Exercise aim: Quote the data exactly, first line to the line containing "const title = 'SDCCAG8-F1", with no pictures.

Extracted records:
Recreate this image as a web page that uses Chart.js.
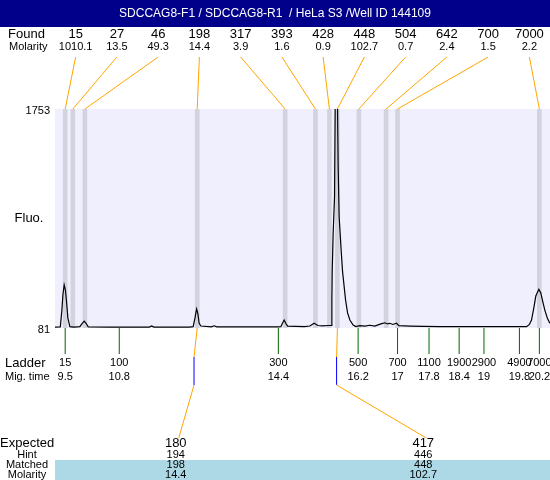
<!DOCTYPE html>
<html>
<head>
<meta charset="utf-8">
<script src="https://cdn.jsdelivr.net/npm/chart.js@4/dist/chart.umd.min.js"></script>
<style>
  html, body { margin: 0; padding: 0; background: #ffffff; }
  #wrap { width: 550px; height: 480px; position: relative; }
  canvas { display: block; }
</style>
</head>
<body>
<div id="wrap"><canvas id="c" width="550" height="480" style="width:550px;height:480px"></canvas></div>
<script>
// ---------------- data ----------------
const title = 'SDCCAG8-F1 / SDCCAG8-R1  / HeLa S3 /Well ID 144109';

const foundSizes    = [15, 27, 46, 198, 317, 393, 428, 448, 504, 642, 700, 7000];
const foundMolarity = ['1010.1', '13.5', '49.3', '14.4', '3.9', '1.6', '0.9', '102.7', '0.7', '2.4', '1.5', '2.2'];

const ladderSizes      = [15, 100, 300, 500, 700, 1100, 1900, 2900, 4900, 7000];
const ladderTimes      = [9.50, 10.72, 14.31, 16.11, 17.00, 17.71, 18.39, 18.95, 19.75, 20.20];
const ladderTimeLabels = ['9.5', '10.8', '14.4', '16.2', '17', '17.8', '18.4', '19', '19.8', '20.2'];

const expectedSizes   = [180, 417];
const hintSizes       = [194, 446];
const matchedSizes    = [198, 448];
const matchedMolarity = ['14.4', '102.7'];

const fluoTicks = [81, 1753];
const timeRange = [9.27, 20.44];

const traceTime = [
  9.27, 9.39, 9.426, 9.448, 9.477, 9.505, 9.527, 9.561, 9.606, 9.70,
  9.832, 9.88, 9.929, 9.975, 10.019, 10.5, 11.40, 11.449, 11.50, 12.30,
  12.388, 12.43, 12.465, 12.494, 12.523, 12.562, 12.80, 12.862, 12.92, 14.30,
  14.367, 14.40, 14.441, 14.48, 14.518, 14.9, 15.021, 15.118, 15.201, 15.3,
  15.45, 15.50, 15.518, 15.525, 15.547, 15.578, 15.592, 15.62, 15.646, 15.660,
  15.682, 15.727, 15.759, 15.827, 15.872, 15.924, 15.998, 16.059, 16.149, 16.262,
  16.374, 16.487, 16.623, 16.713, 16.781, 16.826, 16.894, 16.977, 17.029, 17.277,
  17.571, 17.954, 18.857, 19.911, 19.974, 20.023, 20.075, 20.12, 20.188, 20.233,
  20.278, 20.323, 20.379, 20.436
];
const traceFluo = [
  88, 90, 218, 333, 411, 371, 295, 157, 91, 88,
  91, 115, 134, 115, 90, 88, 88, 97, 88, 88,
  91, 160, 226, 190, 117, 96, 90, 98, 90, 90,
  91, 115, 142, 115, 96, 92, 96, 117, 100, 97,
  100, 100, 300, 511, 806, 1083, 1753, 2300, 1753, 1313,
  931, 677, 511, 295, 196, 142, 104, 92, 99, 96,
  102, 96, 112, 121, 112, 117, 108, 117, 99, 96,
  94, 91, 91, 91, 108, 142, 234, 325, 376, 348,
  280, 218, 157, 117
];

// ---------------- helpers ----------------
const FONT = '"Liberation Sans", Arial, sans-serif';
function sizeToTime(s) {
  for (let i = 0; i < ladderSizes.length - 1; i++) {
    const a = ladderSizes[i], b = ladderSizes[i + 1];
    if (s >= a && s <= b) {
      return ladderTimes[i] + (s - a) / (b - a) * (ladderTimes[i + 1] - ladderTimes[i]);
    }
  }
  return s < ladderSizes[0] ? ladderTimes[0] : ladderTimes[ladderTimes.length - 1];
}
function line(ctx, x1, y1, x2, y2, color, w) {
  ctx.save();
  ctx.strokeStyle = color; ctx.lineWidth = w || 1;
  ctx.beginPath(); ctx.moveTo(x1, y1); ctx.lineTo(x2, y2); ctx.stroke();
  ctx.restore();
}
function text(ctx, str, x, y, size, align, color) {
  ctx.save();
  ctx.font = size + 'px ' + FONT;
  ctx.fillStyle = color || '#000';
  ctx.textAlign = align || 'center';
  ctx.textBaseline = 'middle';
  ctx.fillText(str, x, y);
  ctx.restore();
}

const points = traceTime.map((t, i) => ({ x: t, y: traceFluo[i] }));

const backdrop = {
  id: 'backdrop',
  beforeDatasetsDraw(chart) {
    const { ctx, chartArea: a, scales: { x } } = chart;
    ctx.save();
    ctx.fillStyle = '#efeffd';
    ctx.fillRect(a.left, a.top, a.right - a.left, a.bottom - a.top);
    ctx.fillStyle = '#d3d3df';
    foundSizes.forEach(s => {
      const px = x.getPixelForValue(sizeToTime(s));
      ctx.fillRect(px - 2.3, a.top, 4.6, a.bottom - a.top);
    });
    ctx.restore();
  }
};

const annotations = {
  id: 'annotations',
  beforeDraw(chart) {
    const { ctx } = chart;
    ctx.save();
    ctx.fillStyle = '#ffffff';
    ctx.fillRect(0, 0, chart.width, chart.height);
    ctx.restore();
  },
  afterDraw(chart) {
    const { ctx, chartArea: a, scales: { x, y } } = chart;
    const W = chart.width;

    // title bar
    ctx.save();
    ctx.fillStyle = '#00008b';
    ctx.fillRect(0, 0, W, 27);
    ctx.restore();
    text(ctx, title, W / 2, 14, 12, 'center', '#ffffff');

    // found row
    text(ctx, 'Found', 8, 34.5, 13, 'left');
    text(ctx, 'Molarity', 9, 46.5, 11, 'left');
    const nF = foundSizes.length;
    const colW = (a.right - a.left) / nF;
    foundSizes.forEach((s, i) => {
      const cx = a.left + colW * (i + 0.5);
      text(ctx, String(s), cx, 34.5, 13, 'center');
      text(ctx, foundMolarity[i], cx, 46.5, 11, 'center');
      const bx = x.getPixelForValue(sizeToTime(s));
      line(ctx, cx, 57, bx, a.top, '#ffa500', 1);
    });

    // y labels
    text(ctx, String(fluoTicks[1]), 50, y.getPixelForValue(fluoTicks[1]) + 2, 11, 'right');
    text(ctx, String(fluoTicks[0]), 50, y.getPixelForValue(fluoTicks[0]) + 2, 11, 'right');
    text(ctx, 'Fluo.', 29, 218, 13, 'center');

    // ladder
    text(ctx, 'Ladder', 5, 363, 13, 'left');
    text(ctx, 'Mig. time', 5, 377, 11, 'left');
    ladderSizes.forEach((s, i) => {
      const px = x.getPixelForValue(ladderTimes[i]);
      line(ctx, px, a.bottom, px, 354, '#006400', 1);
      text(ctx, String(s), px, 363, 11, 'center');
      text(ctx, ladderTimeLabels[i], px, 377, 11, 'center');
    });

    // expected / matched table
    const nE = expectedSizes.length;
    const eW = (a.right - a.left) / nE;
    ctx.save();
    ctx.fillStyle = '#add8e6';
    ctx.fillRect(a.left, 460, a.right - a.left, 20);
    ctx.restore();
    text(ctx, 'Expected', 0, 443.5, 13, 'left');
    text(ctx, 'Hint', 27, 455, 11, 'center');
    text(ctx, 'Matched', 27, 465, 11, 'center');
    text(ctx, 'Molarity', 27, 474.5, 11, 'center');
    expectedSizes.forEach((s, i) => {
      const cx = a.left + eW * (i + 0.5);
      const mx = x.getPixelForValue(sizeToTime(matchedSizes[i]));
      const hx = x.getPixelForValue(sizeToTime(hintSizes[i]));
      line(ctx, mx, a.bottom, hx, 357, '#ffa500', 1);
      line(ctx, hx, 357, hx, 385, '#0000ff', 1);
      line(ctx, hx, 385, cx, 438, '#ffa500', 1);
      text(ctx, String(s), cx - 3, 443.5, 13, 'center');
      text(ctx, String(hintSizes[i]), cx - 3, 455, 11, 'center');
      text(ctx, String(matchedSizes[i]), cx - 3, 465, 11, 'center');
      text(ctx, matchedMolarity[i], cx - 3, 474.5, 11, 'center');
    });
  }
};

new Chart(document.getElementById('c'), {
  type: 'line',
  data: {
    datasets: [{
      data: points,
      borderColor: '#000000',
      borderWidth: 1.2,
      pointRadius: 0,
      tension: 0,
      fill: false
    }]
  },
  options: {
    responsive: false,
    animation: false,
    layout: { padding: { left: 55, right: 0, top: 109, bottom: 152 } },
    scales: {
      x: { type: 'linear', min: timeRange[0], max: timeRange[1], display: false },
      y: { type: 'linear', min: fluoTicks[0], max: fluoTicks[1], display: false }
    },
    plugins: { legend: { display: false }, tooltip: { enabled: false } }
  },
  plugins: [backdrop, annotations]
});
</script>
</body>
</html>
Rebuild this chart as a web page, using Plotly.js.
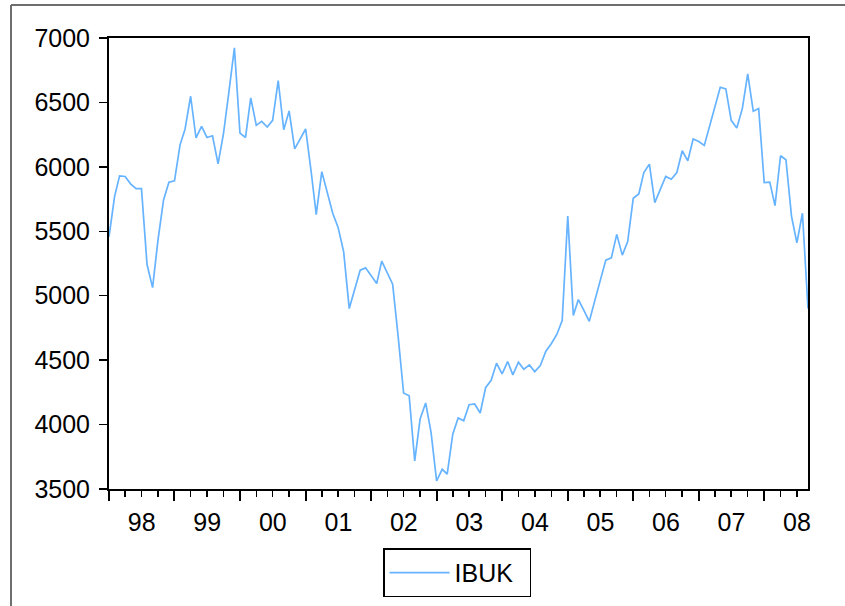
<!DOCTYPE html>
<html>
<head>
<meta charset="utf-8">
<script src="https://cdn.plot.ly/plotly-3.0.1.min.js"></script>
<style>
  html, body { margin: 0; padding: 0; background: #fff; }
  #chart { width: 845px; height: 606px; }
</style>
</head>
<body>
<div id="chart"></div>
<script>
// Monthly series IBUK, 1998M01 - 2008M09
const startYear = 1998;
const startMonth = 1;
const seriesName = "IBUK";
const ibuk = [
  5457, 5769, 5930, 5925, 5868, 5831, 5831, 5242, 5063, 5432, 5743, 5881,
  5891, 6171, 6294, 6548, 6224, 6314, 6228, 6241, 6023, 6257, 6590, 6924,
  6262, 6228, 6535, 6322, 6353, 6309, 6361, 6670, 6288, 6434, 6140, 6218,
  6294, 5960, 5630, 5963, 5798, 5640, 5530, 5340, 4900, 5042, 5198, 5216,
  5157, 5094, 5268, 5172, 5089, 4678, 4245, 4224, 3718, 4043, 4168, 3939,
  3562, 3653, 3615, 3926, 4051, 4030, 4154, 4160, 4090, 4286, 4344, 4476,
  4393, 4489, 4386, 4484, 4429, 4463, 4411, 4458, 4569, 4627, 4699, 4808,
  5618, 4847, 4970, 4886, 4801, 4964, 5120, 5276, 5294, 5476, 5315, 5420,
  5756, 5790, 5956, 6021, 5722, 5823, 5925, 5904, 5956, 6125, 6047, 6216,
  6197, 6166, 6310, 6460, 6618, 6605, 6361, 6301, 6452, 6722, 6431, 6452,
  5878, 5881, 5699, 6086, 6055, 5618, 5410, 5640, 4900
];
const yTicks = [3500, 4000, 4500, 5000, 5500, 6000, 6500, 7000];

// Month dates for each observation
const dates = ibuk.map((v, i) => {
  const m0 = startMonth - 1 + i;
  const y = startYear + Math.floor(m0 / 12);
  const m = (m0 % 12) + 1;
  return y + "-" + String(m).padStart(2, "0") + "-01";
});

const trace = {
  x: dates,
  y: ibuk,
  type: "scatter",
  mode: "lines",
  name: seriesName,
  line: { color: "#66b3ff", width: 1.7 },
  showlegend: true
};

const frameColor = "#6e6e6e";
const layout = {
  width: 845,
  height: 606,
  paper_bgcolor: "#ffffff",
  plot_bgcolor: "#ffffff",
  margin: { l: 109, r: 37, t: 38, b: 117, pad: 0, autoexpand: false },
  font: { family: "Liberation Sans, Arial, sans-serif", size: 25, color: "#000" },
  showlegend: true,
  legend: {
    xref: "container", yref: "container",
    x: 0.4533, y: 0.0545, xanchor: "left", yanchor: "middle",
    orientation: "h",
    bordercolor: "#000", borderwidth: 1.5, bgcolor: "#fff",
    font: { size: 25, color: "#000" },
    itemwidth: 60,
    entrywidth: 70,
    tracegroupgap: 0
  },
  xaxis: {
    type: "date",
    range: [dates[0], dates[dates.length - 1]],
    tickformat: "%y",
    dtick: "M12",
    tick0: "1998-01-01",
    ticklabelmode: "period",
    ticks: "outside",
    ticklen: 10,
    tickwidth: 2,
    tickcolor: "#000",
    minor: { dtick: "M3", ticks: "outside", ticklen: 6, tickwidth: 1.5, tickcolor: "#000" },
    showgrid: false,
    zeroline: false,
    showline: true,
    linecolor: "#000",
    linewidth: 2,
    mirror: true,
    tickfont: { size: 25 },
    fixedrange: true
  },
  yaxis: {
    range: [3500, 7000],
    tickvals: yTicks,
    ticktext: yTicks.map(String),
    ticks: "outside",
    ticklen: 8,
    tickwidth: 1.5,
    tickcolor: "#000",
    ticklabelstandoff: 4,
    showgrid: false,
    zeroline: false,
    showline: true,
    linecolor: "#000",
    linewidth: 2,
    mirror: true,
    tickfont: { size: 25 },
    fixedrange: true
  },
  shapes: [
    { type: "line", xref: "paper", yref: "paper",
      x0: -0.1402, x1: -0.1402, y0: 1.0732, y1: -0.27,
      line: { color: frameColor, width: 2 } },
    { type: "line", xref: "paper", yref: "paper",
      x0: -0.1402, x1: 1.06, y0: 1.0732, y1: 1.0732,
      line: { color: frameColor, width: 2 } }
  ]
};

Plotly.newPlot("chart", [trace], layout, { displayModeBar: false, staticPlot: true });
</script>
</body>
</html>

Result below:
Recreate this image as a web page that uses Chart.js.
<!DOCTYPE html>
<html>
<head>
<meta charset="utf-8">
<script src="https://cdn.jsdelivr.net/npm/chart.js@4/dist/chart.umd.min.js"></script>
<style>
  html, body { margin: 0; padding: 0; background: #ffffff; }
  #wrap { width: 550px; height: 480px; position: relative; }
  canvas { display: block; }
</style>
</head>
<body>
<div id="wrap"><canvas id="c" width="550" height="480" style="width:550px;height:480px"></canvas></div>
<script>
// ---------------- data ----------------
const title = 'SDCCAG8-F1 / SDCCAG8-R1  / HeLa S3 /Well ID 144109';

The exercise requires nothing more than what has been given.